Using the listing below, give again exactly the lines from the line with "Output the component" to the line with "const pdYTicks = [0, 20, 40, 60, 80, 100];", inclusive, without the pictures.

-- START OF Input records --

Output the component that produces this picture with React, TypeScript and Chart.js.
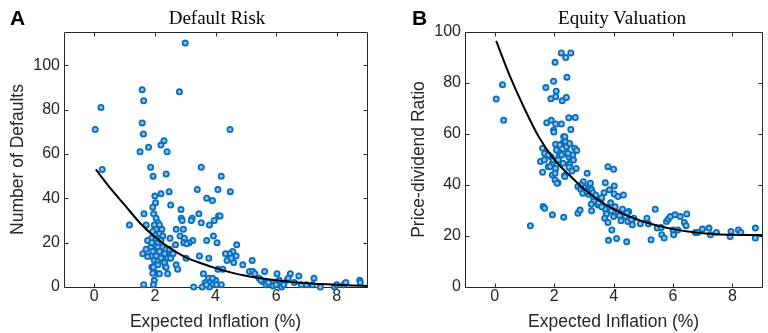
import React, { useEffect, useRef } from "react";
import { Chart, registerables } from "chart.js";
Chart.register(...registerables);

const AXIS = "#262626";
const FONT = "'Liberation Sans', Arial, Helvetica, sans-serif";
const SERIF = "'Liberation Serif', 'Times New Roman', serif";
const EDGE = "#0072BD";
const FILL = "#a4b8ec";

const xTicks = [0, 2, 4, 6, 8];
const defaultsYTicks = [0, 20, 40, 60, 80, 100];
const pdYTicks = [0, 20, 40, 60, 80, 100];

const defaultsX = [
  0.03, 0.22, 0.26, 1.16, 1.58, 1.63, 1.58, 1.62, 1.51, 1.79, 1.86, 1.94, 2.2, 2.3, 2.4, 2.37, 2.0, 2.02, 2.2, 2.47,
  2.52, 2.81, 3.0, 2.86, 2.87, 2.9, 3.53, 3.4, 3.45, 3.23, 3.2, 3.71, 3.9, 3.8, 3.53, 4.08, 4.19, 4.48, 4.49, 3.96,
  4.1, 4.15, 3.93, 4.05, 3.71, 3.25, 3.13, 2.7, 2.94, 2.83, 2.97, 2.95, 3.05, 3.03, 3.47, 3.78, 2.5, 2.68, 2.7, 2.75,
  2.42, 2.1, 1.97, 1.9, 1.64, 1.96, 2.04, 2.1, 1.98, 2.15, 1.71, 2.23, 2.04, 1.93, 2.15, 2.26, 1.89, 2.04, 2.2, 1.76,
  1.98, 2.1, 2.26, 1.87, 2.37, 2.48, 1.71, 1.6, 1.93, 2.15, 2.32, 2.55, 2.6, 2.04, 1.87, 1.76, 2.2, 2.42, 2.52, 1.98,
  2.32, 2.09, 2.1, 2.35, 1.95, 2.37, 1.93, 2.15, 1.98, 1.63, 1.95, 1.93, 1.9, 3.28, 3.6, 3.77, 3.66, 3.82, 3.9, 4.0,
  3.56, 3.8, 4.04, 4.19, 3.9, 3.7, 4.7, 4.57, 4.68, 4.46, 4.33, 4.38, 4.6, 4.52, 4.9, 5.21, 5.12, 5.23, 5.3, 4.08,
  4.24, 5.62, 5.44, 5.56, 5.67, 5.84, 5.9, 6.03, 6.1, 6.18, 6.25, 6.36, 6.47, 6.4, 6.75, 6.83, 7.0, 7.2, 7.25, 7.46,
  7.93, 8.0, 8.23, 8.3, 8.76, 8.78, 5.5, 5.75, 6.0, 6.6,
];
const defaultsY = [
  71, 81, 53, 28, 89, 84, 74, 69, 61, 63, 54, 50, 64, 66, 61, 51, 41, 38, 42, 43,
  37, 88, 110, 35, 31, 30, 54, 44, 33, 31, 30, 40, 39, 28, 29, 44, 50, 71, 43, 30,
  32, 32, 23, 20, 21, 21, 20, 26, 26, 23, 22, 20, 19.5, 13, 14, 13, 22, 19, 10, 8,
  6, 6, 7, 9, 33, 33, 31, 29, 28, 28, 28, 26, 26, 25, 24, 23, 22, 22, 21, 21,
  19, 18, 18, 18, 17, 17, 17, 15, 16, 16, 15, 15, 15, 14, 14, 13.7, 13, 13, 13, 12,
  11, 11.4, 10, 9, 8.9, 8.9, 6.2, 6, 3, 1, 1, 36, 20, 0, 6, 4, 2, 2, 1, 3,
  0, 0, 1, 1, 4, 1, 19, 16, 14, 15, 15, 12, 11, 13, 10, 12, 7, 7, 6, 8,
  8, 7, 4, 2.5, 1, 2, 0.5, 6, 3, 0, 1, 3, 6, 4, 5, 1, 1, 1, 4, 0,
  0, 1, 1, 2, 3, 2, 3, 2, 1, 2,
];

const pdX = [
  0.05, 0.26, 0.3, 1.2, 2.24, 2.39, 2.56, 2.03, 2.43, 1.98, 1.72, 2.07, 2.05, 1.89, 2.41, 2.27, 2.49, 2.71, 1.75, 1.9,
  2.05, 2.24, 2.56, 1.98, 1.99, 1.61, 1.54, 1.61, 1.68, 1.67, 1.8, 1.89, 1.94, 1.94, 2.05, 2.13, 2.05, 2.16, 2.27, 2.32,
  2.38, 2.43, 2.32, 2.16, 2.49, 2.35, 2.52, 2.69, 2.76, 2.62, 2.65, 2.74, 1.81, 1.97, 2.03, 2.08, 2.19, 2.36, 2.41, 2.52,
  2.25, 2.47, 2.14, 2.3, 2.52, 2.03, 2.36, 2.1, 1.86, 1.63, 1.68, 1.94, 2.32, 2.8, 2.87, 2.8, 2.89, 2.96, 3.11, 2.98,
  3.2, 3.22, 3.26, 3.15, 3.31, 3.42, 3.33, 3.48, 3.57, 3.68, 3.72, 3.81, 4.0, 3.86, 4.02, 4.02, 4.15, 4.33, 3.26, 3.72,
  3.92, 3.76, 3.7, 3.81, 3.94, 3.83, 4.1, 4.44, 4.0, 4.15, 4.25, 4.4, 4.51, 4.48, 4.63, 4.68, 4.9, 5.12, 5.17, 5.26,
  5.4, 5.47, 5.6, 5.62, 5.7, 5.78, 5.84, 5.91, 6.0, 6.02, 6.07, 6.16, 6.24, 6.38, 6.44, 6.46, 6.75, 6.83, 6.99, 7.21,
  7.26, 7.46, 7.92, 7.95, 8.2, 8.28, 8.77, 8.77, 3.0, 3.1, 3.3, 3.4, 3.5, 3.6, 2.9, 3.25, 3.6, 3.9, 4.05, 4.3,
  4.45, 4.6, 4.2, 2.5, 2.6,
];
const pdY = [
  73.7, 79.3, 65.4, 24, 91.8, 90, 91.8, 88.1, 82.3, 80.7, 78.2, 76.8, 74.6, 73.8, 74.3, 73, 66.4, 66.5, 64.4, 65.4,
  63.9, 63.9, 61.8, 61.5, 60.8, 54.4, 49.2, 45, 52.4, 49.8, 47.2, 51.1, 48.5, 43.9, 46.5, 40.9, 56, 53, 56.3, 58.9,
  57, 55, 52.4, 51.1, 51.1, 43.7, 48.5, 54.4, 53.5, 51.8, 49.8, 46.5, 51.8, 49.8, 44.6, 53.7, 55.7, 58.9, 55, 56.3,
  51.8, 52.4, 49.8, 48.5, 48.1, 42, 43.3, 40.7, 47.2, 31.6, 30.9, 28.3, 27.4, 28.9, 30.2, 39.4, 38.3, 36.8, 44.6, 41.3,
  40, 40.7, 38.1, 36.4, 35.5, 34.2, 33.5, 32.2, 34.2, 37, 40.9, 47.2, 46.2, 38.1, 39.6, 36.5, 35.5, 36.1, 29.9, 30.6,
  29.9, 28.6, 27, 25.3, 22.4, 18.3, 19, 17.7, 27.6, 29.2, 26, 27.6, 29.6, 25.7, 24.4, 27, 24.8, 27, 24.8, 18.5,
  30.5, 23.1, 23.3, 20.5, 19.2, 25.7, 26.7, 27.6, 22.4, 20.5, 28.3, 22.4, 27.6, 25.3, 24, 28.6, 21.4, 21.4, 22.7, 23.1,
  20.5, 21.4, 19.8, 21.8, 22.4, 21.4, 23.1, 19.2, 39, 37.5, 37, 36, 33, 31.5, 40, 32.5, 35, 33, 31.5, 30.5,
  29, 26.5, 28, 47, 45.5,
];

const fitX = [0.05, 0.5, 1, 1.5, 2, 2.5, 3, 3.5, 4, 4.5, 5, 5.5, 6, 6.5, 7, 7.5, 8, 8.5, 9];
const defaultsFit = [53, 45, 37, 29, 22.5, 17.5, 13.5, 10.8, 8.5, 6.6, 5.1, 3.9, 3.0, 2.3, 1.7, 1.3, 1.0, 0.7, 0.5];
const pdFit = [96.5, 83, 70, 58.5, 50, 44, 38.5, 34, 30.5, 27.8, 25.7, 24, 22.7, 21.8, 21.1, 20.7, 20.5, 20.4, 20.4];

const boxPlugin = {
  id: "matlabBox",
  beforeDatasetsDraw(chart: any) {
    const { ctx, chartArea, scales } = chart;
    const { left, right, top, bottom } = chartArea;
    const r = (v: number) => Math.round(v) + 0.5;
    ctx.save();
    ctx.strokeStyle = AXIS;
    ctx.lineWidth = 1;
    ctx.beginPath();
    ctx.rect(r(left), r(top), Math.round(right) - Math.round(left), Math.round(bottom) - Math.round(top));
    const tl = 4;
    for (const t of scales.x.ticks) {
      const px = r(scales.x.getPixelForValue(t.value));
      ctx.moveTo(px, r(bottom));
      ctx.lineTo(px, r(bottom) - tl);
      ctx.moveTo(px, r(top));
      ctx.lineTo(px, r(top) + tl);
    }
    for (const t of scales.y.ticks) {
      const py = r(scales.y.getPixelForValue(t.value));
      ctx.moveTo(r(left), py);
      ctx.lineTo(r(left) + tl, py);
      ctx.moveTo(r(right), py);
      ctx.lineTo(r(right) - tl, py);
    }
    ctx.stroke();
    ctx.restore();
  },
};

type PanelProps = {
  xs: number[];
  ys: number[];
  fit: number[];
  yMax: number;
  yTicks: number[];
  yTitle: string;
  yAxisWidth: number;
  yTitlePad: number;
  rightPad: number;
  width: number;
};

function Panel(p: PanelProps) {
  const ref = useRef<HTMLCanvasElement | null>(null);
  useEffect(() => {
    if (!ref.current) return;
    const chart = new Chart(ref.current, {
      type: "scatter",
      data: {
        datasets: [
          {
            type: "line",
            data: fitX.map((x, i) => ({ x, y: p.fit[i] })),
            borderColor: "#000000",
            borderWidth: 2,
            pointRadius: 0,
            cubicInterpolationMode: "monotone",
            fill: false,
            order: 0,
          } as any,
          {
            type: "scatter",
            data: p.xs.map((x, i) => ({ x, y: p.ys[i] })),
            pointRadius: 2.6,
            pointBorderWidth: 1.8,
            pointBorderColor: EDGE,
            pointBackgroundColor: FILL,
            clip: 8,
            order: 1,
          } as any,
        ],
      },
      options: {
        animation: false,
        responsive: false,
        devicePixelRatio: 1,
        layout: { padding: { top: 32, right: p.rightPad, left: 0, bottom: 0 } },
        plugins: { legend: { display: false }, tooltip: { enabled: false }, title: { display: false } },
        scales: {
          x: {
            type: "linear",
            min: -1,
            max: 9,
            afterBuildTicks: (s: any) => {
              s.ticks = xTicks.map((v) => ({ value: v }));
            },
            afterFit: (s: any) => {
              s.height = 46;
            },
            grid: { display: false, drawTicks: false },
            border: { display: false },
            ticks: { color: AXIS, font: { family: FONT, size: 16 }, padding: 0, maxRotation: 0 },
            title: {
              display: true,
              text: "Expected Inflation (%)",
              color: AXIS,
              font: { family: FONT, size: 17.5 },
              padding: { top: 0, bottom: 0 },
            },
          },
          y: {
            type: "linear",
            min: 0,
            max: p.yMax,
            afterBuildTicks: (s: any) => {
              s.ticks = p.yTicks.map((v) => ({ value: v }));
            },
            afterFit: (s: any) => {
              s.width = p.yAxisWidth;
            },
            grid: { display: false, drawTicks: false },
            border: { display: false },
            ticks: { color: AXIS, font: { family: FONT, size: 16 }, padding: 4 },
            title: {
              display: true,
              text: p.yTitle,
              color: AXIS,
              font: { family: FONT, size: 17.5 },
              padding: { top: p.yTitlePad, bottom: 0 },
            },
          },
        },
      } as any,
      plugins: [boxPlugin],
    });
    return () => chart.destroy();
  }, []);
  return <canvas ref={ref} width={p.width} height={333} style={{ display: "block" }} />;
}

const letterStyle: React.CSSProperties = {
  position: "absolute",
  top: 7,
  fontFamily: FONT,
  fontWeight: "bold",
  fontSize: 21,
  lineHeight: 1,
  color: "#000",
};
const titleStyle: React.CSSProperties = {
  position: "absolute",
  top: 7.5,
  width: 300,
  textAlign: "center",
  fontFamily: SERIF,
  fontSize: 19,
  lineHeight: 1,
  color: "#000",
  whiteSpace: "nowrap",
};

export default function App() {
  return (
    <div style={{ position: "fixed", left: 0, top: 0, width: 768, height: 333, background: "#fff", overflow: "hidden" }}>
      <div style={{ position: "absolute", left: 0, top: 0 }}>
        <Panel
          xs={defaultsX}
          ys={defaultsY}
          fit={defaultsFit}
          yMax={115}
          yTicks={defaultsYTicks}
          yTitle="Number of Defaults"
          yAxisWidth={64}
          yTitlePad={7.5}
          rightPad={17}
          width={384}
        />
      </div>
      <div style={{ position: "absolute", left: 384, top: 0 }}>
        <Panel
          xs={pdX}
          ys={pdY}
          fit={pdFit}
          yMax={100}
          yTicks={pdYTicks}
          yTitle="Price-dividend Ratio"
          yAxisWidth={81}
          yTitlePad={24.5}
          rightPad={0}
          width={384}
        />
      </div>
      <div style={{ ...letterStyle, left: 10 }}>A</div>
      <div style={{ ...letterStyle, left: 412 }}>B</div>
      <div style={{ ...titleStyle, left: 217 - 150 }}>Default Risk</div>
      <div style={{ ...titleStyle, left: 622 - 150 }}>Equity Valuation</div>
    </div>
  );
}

-- END OF Input records --
-- START OF Input records --

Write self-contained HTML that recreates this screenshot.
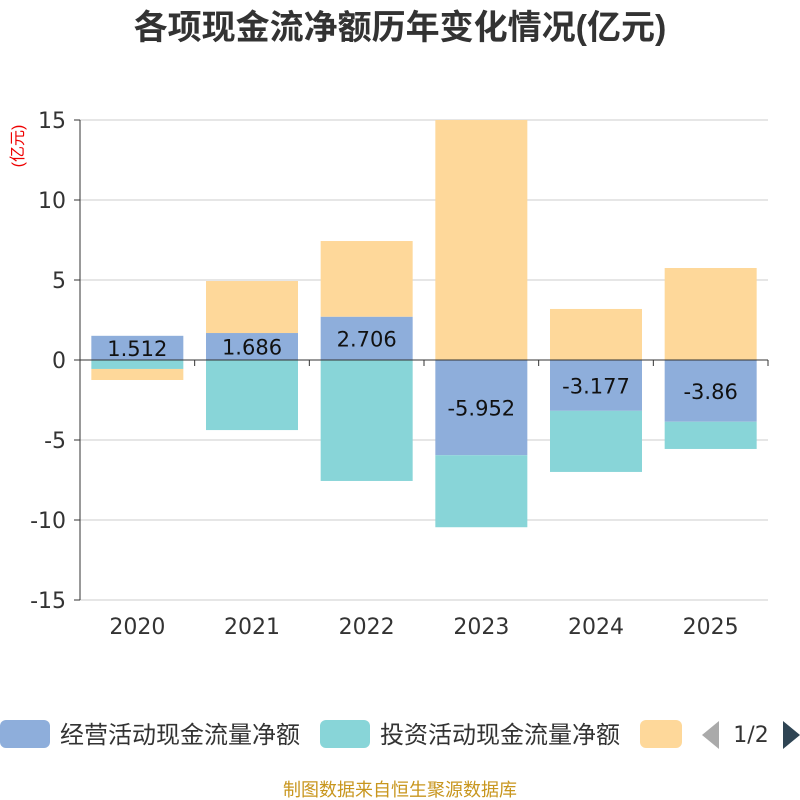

-- END OF Input records --

■ **Written solution**:
Output the component that produces this picture with React, TypeScript and Chart.js.
import React, { useEffect, useRef } from "react";
import { Chart, registerables } from "chart.js";
Chart.register(...registerables);

const AXIS = "#262626";
const FONT = "'Liberation Sans', Arial, Helvetica, sans-serif";
const SERIF = "'Liberation Serif', 'Times New Roman', serif";
const EDGE = "#0072BD";
const FILL = "#a4b8ec";

const xTicks = [0, 2, 4, 6, 8];
const defaultsYTicks = [0, 20, 40, 60, 80, 100];
const pdYTicks = [0, 20, 40, 60, 80, 100];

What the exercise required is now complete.